In 2001, Bush called Iran part of an "axis of evil," along with Iraq and North Korea. Yet his administration has been divided on how to deal with it. Some, mostly in the Pentagon, favor a tougher approach. Others, mostly in the State Department, believe some accommodation is possible with Iranian moderates.

Tehran has offered some signs of seeking better relations with the United States, providing some cooperation on narcotics policy and in the war in Afghanistan. A State Department paper says relations with Iran "are frequently confused and contradictory due to Iran's oscillation between pragmatic and ideological concerns."

In a speech Monday, Democratic vice presidential candidate John Edwards said the Bush administration "has stood on the sidelines" while both Iran and North Korea "advanced their nuclear programs."

Kerry holds out some hope that a negotiated solution with Iran is possible. He said the United States and other nations should "call their bluff" by offering nuclear fuel for peaceful purposes, then taking back the spent fuel so it can't be used for weapons.

If that process fails, the United States could try to ensure that the International Atomic Energy Agency (search) takes the issue to the U.N. Security Council, where Iran could face sanctions.

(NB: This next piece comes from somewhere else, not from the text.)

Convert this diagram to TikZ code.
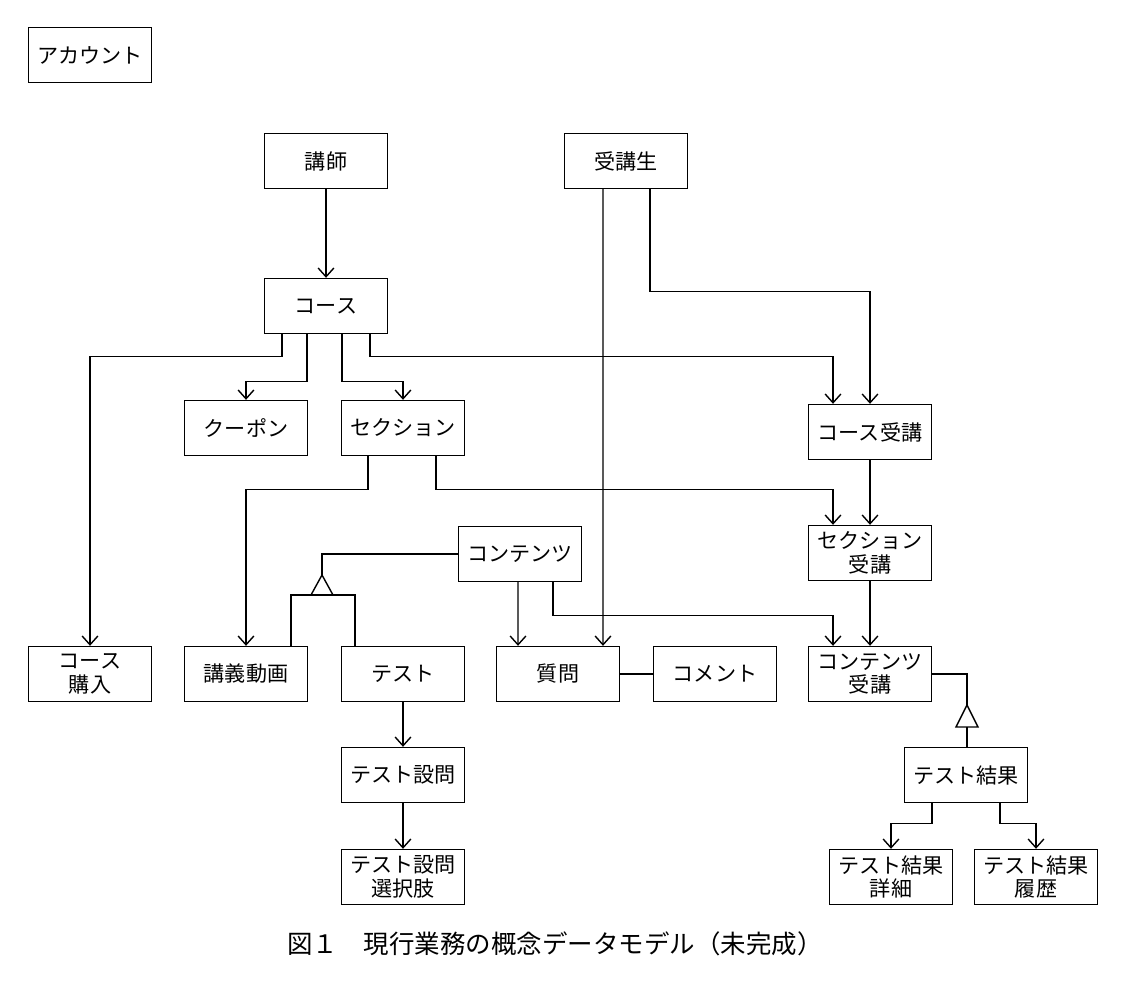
\documentclass[tikz,border=0pt]{standalone}
\usepackage{fontspec}
\setmainfont{Noto Sans CJK JP}
\usetikzlibrary{arrows.meta}
\begin{document}
\begin{tikzpicture}[x=0.02cm,y=-0.02cm,
    ent/.style={draw,thick,minimum width=2.46cm,minimum height=1.1cm,align=center,
      inner sep=1pt,font=\fontsize{12}{13.5}\selectfont},
    rel/.style={thick,-{Straight Barb[length=5pt,width=9pt]}},
    line/.style={thick}]
    \useasboundingbox (0,0) rectangle (1129,998);

    % Entities
    \node[ent] (account) at (90,55) {アカウント};
    \node[ent] (lecturer) at (326,161) {講師};
    \node[ent] (student) at (626,161) {受講生};
    \node[ent] (course) at (326,306) {コース};
    \node[ent] (coupon) at (246,428) {クーポン};
    \node[ent] (section) at (403,428) {セクション};
    \node[ent] (cenroll) at (870,432) {コース受講};
    \node[ent] (content) at (520,554) {コンテンツ};
    \node[ent] (senroll) at (870,553) {セクション\\受講};
    \node[ent] (purchase) at (90,674) {コース\\購入};
    \node[ent] (video) at (246,674) {講義動画};
    \node[ent] (test) at (403,674) {テスト};
    \node[ent] (question) at (558,674) {質問};
    \node[ent] (comment) at (715,674) {コメント};
    \node[ent] (centroll) at (870,674) {コンテンツ\\受講};
    \node[ent] (result) at (966,775) {テスト結果};
    \node[ent] (tq) at (403,775) {テスト設問};
    \node[ent] (tqc) at (403,877) {テスト設問\\選択肢};
    \node[ent] (rdetail) at (891,877) {テスト結果\\詳細};
    \node[ent] (rhist) at (1036,877) {テスト結果\\履歴};

    % Caption
    \node[font=\fontsize{14.5}{16}\selectfont] (caption) at (555,944)
      {図１　現行業務の概念データモデル（未完成）};

    % Relationships
    \draw[rel] (lecturer) -- (course);
    \draw[rel] ([xshift=-0.88cm]course.south) -- ++(0,22) -| (purchase.north);
    \draw[rel] ([xshift=-0.38cm]course.south) -- ++(0,47) -| (coupon.north);
    \draw[rel] ([xshift=0.32cm]course.south) -- ++(0,47) -| (section.north);
    \draw[rel] ([xshift=0.88cm]course.south) -- ++(0,22) -| ([xshift=-0.74cm]cenroll.north);
    \draw[rel] ([xshift=-0.46cm]student.south) -- ([xshift=0.9cm]question.north);
    \draw[rel] ([xshift=0.48cm]student.south) -- ++(0,102) -| (cenroll.north);
    \draw[rel] ([xshift=-0.7cm]section.south) -- ++(0,33) -| (video.north);
    \draw[rel] ([xshift=0.66cm]section.south) -- ++(0,33) -| ([xshift=-0.74cm]senroll.north);
    \draw[rel] (cenroll) -- (senroll);
    \draw[rel] (senroll) -- (centroll);
    \draw[rel] ([xshift=-0.04cm]content.south) -- ([xshift=-0.8cm]question.north);
    \draw[rel] ([xshift=0.66cm]content.south) -- ++(0,33) -| ([xshift=-0.74cm]centroll.north);
    \draw[rel] (test) -- (tq);
    \draw[rel] (tq) -- (tqc);
    \draw[rel] ([xshift=-0.68cm]result.south) -- ++(0,20) -| (rdetail.north);
    \draw[rel] ([xshift=0.68cm]result.south) -- ++(0,20) -| (rhist.north);
    \draw[line] (question) -- (comment);

    % Supertype / subtype
    \coordinate (inh1) at (322,575);
    \coordinate (inh1b) at (322,595);
    \draw[line] (content.west) -| (inh1);
    \draw[line] (inh1) -- (311,595) -- (333,595) -- cycle;
    \draw[line] ([xshift=0.9cm]video.north) |- (inh1b) -| ([xshift=-0.96cm]test.north);
    \coordinate (inh2) at (967,705);
    \coordinate (inh2b) at (967,727);
    \draw[line] (centroll.east) -| (inh2);
    \draw[line] (inh2) -- (956,727) -- (978,727) -- cycle;
    \draw[line] (inh2b) -- (inh2b |- result.north);
\end{tikzpicture}
\end{document}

Bush administration officials have suggested that it is too late for incentives. National security adviser Condoleezza Rice said recently that Iran "has to be isolated in its bad behavior, not engaged."

The administration is expected to request Security Council action if the IAEA condemns Iran at a meeting Sept. 13.

Yet prospects for action at the U.N. are uncertain. Russia, which is building Iran's nuclear reactor, has a veto. Other council members also have trade relationships with Iran.

Bush has demanded that Iran give up its nuclear program, but it's unclear what he would do if Iran refuses and the United Nations doesn't act.

Winning either domestic or international support for military action against Iran would be difficult.

Invading Iran has never seemed a credible option, said Robert Malley, an adviser to President Clinton on Middle East issues. "I think it has become far less so after what has happened in Iraq," he said.

Yet Raymond Tanter of the Washington Institute for Near East Policy, said he believes the next president will have little choice but to support the main Iranian opposition group, the MEK.

That group, however, is on the State Department's list of terrorist organizations and few politicians openly support it.

And Tanter says support for either military action or for using the MEK could be undermined by the investigation into whether Larry Franklin, a Middle East analyst at the Pentagon, provided classified information on Iran to Israel.

"Those people who would say unleash the MEK could be accused now of following a Zionist agenda," Tanter said. "The Franklin flap is quite damaging. It plays into Iran's hand."